== Aim ==
The lines to be extracted run from the start of the listing through the line containing "14, 16, 18];"; copy them exactly and nothing else.

== Provided material ==

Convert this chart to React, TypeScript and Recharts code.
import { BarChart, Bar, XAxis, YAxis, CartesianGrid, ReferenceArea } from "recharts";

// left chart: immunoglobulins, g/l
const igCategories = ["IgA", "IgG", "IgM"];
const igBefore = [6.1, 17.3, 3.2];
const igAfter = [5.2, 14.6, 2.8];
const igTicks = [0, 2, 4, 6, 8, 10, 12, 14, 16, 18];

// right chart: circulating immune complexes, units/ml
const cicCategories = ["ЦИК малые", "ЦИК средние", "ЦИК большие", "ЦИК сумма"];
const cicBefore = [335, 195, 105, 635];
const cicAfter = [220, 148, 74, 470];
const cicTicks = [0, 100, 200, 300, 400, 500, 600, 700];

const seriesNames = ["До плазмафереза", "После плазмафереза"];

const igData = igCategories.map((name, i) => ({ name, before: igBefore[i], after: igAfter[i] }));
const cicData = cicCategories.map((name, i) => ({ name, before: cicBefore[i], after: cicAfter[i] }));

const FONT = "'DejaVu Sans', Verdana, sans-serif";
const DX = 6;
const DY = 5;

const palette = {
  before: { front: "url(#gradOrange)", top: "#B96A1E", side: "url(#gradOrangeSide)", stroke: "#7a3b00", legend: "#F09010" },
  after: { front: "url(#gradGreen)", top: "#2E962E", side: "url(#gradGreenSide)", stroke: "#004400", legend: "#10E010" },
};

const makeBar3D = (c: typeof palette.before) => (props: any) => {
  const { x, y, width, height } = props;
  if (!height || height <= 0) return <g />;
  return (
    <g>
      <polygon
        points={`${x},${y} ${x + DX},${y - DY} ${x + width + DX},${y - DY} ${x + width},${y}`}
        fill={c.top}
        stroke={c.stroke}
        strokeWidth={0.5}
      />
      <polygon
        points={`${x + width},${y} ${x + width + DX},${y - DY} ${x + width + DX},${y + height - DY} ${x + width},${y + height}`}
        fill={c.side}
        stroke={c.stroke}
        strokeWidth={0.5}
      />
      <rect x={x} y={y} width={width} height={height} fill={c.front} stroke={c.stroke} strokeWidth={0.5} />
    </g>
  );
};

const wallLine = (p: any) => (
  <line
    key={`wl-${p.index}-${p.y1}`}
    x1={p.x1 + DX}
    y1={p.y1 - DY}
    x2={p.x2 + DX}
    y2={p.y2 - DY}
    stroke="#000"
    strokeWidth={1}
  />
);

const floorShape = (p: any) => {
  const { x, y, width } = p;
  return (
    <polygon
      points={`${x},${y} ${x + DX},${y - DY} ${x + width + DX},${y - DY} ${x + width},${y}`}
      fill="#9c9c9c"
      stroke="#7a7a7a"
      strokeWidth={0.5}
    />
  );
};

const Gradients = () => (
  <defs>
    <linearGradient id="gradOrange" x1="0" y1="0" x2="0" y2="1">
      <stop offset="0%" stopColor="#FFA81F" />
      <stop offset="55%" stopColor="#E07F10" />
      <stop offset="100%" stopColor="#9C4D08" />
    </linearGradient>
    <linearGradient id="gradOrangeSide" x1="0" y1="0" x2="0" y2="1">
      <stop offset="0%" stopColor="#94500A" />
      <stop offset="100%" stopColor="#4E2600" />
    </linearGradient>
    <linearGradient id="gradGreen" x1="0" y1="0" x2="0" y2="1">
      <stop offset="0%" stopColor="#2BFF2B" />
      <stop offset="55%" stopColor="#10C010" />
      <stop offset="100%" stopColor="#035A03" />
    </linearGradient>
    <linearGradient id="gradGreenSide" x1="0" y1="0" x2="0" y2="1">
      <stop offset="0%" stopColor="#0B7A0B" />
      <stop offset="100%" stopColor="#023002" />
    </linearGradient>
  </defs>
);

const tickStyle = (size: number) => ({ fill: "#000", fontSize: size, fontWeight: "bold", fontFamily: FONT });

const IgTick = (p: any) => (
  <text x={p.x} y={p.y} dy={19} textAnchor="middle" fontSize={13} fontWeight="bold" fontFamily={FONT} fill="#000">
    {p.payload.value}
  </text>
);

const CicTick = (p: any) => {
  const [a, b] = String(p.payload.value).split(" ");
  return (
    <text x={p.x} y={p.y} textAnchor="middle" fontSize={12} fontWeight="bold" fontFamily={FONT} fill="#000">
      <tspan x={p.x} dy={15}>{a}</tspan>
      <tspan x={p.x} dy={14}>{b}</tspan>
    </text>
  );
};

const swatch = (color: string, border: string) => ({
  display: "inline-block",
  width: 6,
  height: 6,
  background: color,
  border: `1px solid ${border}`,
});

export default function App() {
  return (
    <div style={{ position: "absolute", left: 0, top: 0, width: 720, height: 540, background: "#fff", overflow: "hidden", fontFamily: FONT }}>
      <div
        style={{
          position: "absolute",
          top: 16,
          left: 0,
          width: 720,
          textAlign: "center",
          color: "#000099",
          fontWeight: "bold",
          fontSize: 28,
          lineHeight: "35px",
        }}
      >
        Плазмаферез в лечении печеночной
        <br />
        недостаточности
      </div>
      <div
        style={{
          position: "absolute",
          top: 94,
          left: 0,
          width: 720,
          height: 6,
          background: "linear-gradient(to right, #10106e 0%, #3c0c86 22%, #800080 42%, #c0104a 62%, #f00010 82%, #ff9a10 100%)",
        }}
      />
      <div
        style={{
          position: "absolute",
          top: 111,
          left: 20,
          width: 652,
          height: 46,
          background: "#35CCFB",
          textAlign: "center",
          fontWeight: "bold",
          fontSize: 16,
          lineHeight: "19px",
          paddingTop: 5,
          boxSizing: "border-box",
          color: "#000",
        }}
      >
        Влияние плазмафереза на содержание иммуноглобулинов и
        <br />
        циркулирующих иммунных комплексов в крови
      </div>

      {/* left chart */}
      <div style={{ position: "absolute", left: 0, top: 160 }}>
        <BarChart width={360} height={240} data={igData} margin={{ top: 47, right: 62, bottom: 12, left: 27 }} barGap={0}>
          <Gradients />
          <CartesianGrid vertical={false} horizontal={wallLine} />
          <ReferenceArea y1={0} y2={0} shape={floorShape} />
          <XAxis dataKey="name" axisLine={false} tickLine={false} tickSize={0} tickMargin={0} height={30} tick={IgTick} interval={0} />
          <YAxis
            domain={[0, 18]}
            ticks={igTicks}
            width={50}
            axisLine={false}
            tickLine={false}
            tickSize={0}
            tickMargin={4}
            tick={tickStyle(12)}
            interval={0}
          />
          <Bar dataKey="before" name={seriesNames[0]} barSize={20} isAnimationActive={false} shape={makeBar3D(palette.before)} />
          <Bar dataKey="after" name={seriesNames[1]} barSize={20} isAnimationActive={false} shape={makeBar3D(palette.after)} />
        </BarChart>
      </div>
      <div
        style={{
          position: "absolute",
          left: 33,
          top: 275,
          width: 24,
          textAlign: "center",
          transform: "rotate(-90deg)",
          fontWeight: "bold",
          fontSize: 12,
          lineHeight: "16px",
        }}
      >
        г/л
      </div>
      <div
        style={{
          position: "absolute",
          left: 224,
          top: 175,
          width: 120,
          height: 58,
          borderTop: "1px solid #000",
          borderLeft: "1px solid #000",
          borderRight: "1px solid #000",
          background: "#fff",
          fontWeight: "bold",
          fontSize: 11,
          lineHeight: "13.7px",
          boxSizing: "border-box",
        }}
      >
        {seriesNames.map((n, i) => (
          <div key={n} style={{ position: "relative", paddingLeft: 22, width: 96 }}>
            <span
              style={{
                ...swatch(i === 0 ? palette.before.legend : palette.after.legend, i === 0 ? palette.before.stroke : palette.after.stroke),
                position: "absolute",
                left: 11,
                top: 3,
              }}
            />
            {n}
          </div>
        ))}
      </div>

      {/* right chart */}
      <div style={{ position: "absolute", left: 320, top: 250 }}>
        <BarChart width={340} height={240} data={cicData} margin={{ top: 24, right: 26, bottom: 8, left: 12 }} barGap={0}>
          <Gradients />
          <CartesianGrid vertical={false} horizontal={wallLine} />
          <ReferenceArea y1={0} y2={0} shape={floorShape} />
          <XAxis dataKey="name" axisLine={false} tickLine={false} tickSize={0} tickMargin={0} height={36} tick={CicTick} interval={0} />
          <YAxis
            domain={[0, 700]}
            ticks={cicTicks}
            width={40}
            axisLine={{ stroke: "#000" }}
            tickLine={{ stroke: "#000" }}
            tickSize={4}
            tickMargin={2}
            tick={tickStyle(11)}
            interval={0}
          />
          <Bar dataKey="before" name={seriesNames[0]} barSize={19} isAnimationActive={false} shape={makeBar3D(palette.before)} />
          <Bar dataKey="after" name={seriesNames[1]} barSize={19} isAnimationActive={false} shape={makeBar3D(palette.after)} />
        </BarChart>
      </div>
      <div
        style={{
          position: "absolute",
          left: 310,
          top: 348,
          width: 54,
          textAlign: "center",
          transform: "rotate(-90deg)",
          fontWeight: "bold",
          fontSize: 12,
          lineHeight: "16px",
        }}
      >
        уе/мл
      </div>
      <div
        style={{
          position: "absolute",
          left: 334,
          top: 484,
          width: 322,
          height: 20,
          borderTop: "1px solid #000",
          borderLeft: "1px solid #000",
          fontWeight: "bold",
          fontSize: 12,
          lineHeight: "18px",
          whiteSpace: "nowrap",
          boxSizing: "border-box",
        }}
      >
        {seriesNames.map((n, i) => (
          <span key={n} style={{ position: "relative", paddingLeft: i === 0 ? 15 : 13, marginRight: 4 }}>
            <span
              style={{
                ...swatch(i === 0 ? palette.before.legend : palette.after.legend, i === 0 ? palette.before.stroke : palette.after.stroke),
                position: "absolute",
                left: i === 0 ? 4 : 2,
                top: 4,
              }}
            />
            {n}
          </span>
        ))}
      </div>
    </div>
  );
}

== Full answer ==
Convert this chart to React, TypeScript and Recharts code.
import { BarChart, Bar, XAxis, YAxis, CartesianGrid, ReferenceArea } from "recharts";

// left chart: immunoglobulins, g/l
const igCategories = ["IgA", "IgG", "IgM"];
const igBefore = [6.1, 17.3, 3.2];
const igAfter = [5.2, 14.6, 2.8];
const igTicks = [0, 2, 4, 6, 8, 10, 12, 14, 16, 18];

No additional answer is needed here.